Background: The current COVID-19 pandemic is causing significant morbidity and death worldwide and produces significant socio-economic losses.
Objective: To assess the cost-benefit relation of implementing point-of-care COVID-19 antigen testing (POCT) in emergency rooms (ER) of German hospitals.
Methods: A deterministic decision-analytic model simulated the incremental costs of using the Sofia® SARS Antigen FIA test compared to those of using clinical judgement alone to confirm or exclude COVID-19 in adult patients in German ER, prior to hospitalization. Direct and indirect costs, with and without subsequent RT-PCR confirmation, were evaluated from the hospital perspective.

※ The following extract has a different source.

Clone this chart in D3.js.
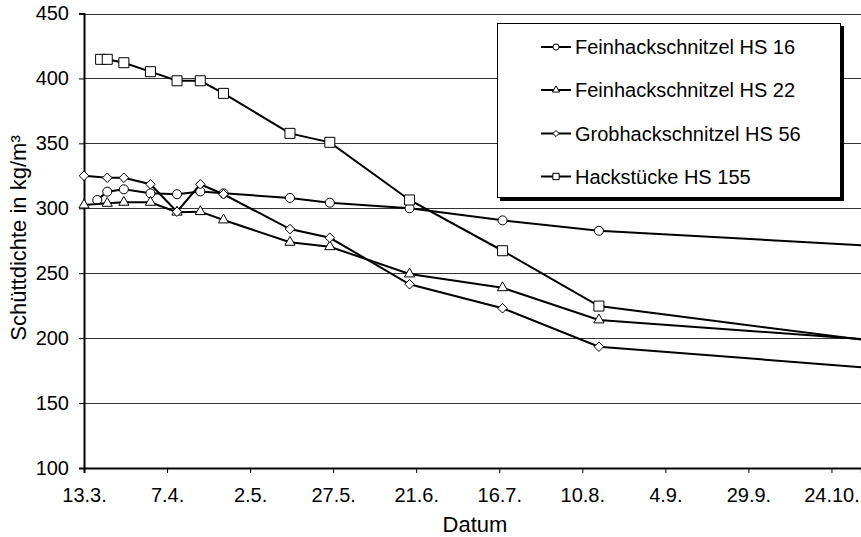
<!DOCTYPE html>
<html lang="de">
<head>
<meta charset="UTF-8">
<title>Schüttdichte</title>
<script src="https://d3js.org/d3.v7.min.js"></script>
<style>
body { margin: 0; background: #fff; }
svg { display: block; }
text { font-family: "Liberation Sans", Arial, sans-serif; fill: #000; }
</style>
</head>
<body>
<div id="chart"></div>
<script>
// data (dates as d.m., year fixed to 2003)
const xTicks = ["13.3.", "7.4.", "2.5.", "27.5.", "21.6.", "16.7.", "10.8.", "4.9.", "29.9.", "24.10."];
const yTicks = [100, 150, 200, 250, 300, 350, 400, 450];

const hs16Dates = ["17.3.", "20.3.", "25.3.", "2.4.", "10.4.", "17.4.", "24.4.", "14.5.", "26.5.", "19.6.", "17.7.", "15.8.", "20.11."];
const hs16Values = [306.4, 312.8, 314.6, 311.5, 310.8, 313, 311.5, 308, 304.3, 300, 290.7, 282.7, 269];

const hs22Dates = ["13.3.", "20.3.", "25.3.", "2.4.", "10.4.", "17.4.", "24.4.", "14.5.", "26.5.", "19.6.", "17.7.", "15.8.", "20.11."];
const hs22Values = [302.5, 303.8, 304.6, 304.6, 297, 297.4, 291, 273.8, 270.4, 249.4, 238.8, 214, 196];

const hs56Dates = ["13.3.", "20.3.", "25.3.", "2.4.", "10.4.", "17.4.", "24.4.", "14.5.", "26.5.", "19.6.", "17.7.", "15.8.", "20.11."];
const hs56Values = [325, 323.5, 323.5, 318.5, 297.4, 318.5, 310.8, 284, 277.3, 241.5, 223, 193.4, 174];

const hs155Dates = ["18.3.", "20.3.", "25.3.", "2.4.", "10.4.", "17.4.", "24.4.", "14.5.", "26.5.", "19.6.", "17.7.", "15.8.", "20.11."];
const hs155Values = [414.7, 414.7, 412.1, 405.2, 398.2, 398.2, 388.5, 357.7, 350.8, 306.4, 267.3, 224.7, 193];

const seriesNames = ["Feinhackschnitzel HS 16", "Feinhackschnitzel HS 22", "Grobhackschnitzel HS 56", "Hackstücke HS 155"];
const seriesSymbols = [d3.symbolCircle, d3.symbolTriangle, d3.symbolDiamond2, d3.symbolSquare];
const symbolSizes = [64, 45, 58, 100];
const legendSymbolSizes = [30, 22, 24, 40];

const parseDay = s => d3.timeParse("%d.%m.%Y")(s + "2003");
const fmt = d3.timeFormat("%-d.%-m.");

const series = [
  { dates: hs16Dates, values: hs16Values },
  { dates: hs22Dates, values: hs22Values },
  { dates: hs56Dates, values: hs56Values },
  { dates: hs155Dates, values: hs155Values }
].map((s, i) => ({
  name: seriesNames[i],
  symbol: seriesSymbols[i],
  size: symbolSizes[i],
  legendSize: legendSymbolSizes[i],
  points: s.dates.map((d, j) => ({ date: parseDay(d), value: s.values[j] }))
}));

const width = 861, height = 537;
const plotLeft = 84, plotTop = 13.5, plotBottom = 468;
const pxPerDay = 3.322;

const start = parseDay("13.3.");
const end = d3.timeDay.offset(start, 234);

const x = d3.scaleTime()
  .domain([start, end])
  .range([plotLeft, plotLeft + 234 * pxPerDay]);

const y = d3.scaleLinear()
  .domain([100, 450])
  .range([plotBottom, plotTop]);

const svg = d3.select("#chart")
  .append("svg")
  .attr("width", width)
  .attr("height", height);

// grid lines
svg.append("g")
  .selectAll("line")
  .data(yTicks.filter(v => v > 100))
  .join("line")
  .attr("x1", plotLeft)
  .attr("x2", width)
  .attr("y1", d => Math.round(y(d)) + 0.5)
  .attr("y2", d => Math.round(y(d)) + 0.5)
  .attr("stroke", "#333")
  .attr("stroke-width", 1);

// y axis
const yAxis = svg.append("g")
  .attr("transform", `translate(${plotLeft},0)`)
  .call(d3.axisLeft(y).tickValues(yTicks).tickSize(5).tickPadding(10));
yAxis.selectAll("text").style("font-size", "20px");

// x axis
const xAxis = svg.append("g")
  .attr("transform", `translate(0,${plotBottom})`)
  .call(d3.axisBottom(x)
    .tickValues(xTicks.map(parseDay))
    .tickFormat(fmt)
    .tickSize(5)
    .tickPadding(15));
xAxis.selectAll("text").style("font-size", "20px");
svg.selectAll(".domain").attr("stroke", "#000").attr("stroke-width", 2);
svg.selectAll(".tick line").attr("stroke", "#000");

// axis titles
svg.append("text")
  .attr("x", 475)
  .attr("y", 532)
  .attr("text-anchor", "middle")
  .style("font-size", "22px")
  .text("Datum");

svg.append("text")
  .attr("transform", "translate(26,238) rotate(-90)")
  .attr("text-anchor", "middle")
  .style("font-size", "22px")
  .text("Schüttdichte in kg/m³");

// lines and markers
svg.append("clipPath")
  .attr("id", "plot")
  .append("rect")
  .attr("x", plotLeft - 10)
  .attr("y", 0)
  .attr("width", width - plotLeft + 10)
  .attr("height", plotBottom);

const plot = svg.append("g").attr("clip-path", "url(#plot)");

const line = d3.line()
  .x(d => x(d.date))
  .y(d => y(d.value));

series.forEach(s => {
  const g = plot.append("g");
  g.append("path")
    .datum(s.points)
    .attr("d", line)
    .attr("fill", "none")
    .attr("stroke", "#000")
    .attr("stroke-width", 2);

  const sym = d3.symbol().type(s.symbol).size(s.size);
  g.selectAll("path.m")
    .data(s.points)
    .join("path")
    .attr("class", "m")
    .attr("transform", d => `translate(${x(d.date)},${y(d.value)})`)
    .attr("d", sym)
    .attr("fill", "#fff")
    .attr("stroke", "#000")
    .attr("stroke-width", 1);
});

// legend
const lg = svg.append("g");
lg.append("rect")
  .attr("x", 500).attr("y", 26)
  .attr("width", 344).attr("height", 175)
  .attr("fill", "#000");
lg.append("rect")
  .attr("x", 497.5).attr("y", 23.5)
  .attr("width", 343).attr("height", 174)
  .attr("fill", "#fff")
  .attr("stroke", "#000")
  .attr("stroke-width", 1);

const legendY = [47, 90, 133.5, 176.5];
series.forEach((s, i) => {
  const ly = legendY[i];
  lg.append("line")
    .attr("x1", 541).attr("x2", 571)
    .attr("y1", ly).attr("y2", ly)
    .attr("stroke", "#000")
    .attr("stroke-width", 2);
  lg.append("path")
    .attr("transform", `translate(556,${ly})`)
    .attr("d", d3.symbol().type(s.symbol).size(s.legendSize))
    .attr("fill", "#fff")
    .attr("stroke", "#000")
    .attr("stroke-width", 1);
  lg.append("text")
    .attr("x", 575)
    .attr("y", ly)
    .attr("dy", "0.35em")
    .style("font-size", "20px")
    .text(s.name);
});
</script>
</body>
</html>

Results: With respect to ER patients, in base-case analysis, considering a COVID-19 prevalence of 15.6% and a hospitalization rate among COVID-19 suspects of 10.1%, POCT testing reduces average costs of hospitalized patients by €213 per tested patient if nasopharyngeal swabs of patients suspected to have COVID-19 are also sent to external labs for RT-PCR testing. In probabilistic sensitivity analysis, under all reasonable assumptions, implementing the Sofia® SARS Antigen FIA saves on average about €210 as compared to applying the clinical-judgement-only strategy. The major part of cost savings, €159 or 75.9%, is due to the POC test´s high specificity resulting in a 21-fold lower proportion of unnecessary bed blocking at the first day of hospitalization.
Conclusions: Using highly specific rapid COVID-19 tests in COVID-19 suspects at German ER, despite of their sub-optimal sensitivity, may significantly reduce hospital expenditure.
Keywords: Antigen testing; COVID-19; Cost-benefit analysis; Point-of-care; Real-time reverse transcriptase polymerase chain reaction (RT-PCR); SARS-CoV-2.